Display the different models performance over each simulation

In [None]:
import os 
import re
import numpy as np
import pandas as pd
import seaborn as sns
import matplotlib.pyplot as plt

custom_params = {"axes.spines.right": False, "axes.spines.top": False, "axes.spines.left": False,
                 "axes.spines.bottom": False, "figure.dpi": 100}
sns.set_theme(style = "whitegrid", rc = custom_params, font_scale = 1.75)

In [None]:
path = 'results/'

In [None]:
# Naming for all 
models = {
    'correct': 'Correct', 
    'mm': 'LMM',
    'all': 'All', 
    'outcomes': r'Mis. $y$', 
    'sigma': r'Mis. $\omega$', 
    'nore': r'No $u^\omega$',
    'sigmanore': r'No $u^\omega$ + Mis. $\omega$',
    'melsm_notimeomega': 'No $u^\omega_{age}$',
    'melsm_notime': 'No slopes',
    'gaussian': 'Gaussian', 
    'nonsinus': 'Non sinus',
    'incorrect': r'Uncorrelated ($u^\omega$, $u^y$)'
    }

ordering = ['Correct', 'All', r'Mis. $y$', r'Mis. $\omega$',
            r'No $u^\omega$', r'No $u^\omega$ + Mis. $\omega$', 
            'No $u^\omega_{age}$', 'No slopes', 'Gaussian', 
            'Non sinus',  r'Uncorrelated ($u^\omega$, $u^y$)']

covariates = {
    # Covariates for mean
    'b_age': (r'$\beta^y[Age]$', 0.5),
    'b_albumin': (r'$\beta^y[Albumin]$', 0.5),
    'b_trig': (r'$\beta^y[Trig]$', 0),
    'b_platelet': (r'$\beta^y[Platelet]$', 0),

    'sd_id__Intercept': (r'$\sigma_{y}$', 1),

    # Covariates for variance
    'b_sigma_age': (r'$\beta^{\omega}[Age]$', 0.8),
    'b_sigma_albumin': (r'$\beta^{\omega}[Albumin]$', 0),
    'b_sigma_trig': (r'$\beta^{\omega}[Trig]$', 0.8),
    'b_sigma_platelet': (r'$\beta^{\omega}[Platelet]$', 0),

    'sd_id__sigma_Intercept': (r'$\sigma_{\omega}$', 0.5),
    'sd_id__sigma_age': (r'$\sigma_{\omega}[Age]$', 0.25)
    }

In [None]:
# Error to analyze
parameter = 'sd_id__sigma_Intercept'

In [None]:
naming, value = covariates[parameter]

In [None]:
def evaluate(path, param):
    print(path, ' - ', len(os.listdir(path)))

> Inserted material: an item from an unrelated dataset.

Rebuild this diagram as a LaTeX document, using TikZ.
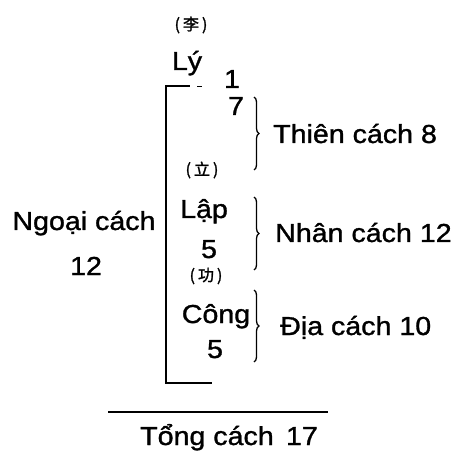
\documentclass[tikz,border=0pt]{standalone}
\usepackage{fontspec}
\setmainfont{Liberation Sans}
\newfontfamily\txtfont[FakeStretch=1.1, FakeBold=1.2]{Liberation Sans}
\newfontfamily\cjk[FakeBold=1.5]{Noto Sans CJK SC}
\usetikzlibrary{decorations.pathreplacing}
\tikzset{
  lbl/.style={inner sep=0pt, font=\txtfont\fontsize{26}{30}\selectfont},
  han/.style={inner sep=0pt, font=\cjk\fontsize{16}{18}\selectfont},
  thin/.style={line width=1.2pt},
  thick2/.style={line width=2.5pt},
  bracebox/.style={line width=1.3pt, decorate, decoration={brace, amplitude=5pt}},
}
\begin{document}
\begin{tikzpicture}[x=1pt, y=-1pt]
\useasboundingbox (0,0) rectangle (460,454);
% Chinese labels
\node[han] (li) at (191,25) {(\hspace{3pt}李\hspace{3pt})};
\node[han] (lap0) at (202,170) {(\hspace{3pt}立\hspace{3pt})};
\node[han] (cong0) at (206,276) {(\hspace{3pt}功\hspace{3pt})};
% main column
\node[lbl, anchor=base] (ly) at (187,70) {Lý};
\node[lbl, anchor=base] (one) at (232,88) {1};
\node[lbl, anchor=base] (seven) at (236,115) {7};
\node[lbl, anchor=base] (lap) at (204,218) {Lập};
\node[lbl, anchor=base] (lapn) at (209,258) {5};
\node[lbl, anchor=base] (cong) at (216,323) {Công};
\node[lbl, anchor=base] (congn) at (215,358) {5};
% left
\node[lbl, anchor=base] (ngoai) at (84,230) {Ngoại cách};
\node[lbl, anchor=base] (ngoain) at (86,275) {12};
% right
\node[lbl, anchor=base west] (thien) at (273,143) {Thiên cách 8};
\node[lbl, anchor=base west] (nhan) at (275,242) {Nhân cách 12};
\node[lbl, anchor=base west] (dia) at (280,335) {Địa cách 10};
% bottom
\node[lbl, anchor=base west] (tong) at (140,445) {Tổng cách \,17};
% bracket
\coordinate (tl) at (165,86);
\coordinate (tr) at (190,86);
\coordinate (d1) at (197,86);
\coordinate (d2) at (202,86);
\coordinate (vl1) at (166,86);
\coordinate (vl2) at (166,198);
\coordinate (bl) at (166,383);
\coordinate (br) at (212,383);
\draw[line width=1.6pt] (tl) -- (tr);
\draw[line width=0.8pt] (d1) -- (d2);
\draw[thin] (vl1) -- (vl2);
\draw[thick2] (vl2) -- (bl) -- (br);
% braces
\coordinate (b1a) at (254,97);
\coordinate (b1b) at (254,170);
\coordinate (b2a) at (254,197);
\coordinate (b2b) at (254,270);
\coordinate (b3a) at (254,290);
\coordinate (b3b) at (254,362);
\draw[bracebox] (b1a) -- (b1b);
\draw[bracebox] (b2a) -- (b2b);
\draw[bracebox] (b3a) -- (b3b);
% sum line
\coordinate (s1) at (108,412);
\coordinate (s2) at (328,412);
\draw[line width=1.5pt] (s1) -- (s2);
\end{tikzpicture}
\end{document}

    estimates, ci, esterror, coverage = {}, {}, {}, {}

    # Evaluate by iterating across folder structure and averaging for each model types
    for replication in os.listdir(path):
        model_path = path + replication + '/'
        for model in os.listdir(model_path):
            if '.csv' not in model: continue

            csv_file = pd.read_csv(model_path + model, index_col = 0)
            model = models[model[:-4]] # Remove .csv extension
            if model not in estimates:
                estimates[model], ci[model], esterror[model], coverage[model] = [], [], [], []

            param_used = param
            if (param == 'b_age') and (param not in csv_file.index):
                # Special case for sinus
                param_used = 'b_sinage'
                
            if param_used in csv_file.index: 
                csv_file = csv_file.loc[param_used]            
                estimates[model].append(csv_file['Estimate'])
                ci[model].append(csv_file['Q97.5'] - csv_file['Q2.5'])
                esterror[model].append(csv_file['Est.Error'])
                coverage[model].append((csv_file['Q97.5'] > value) & (value > csv_file['Q2.5']))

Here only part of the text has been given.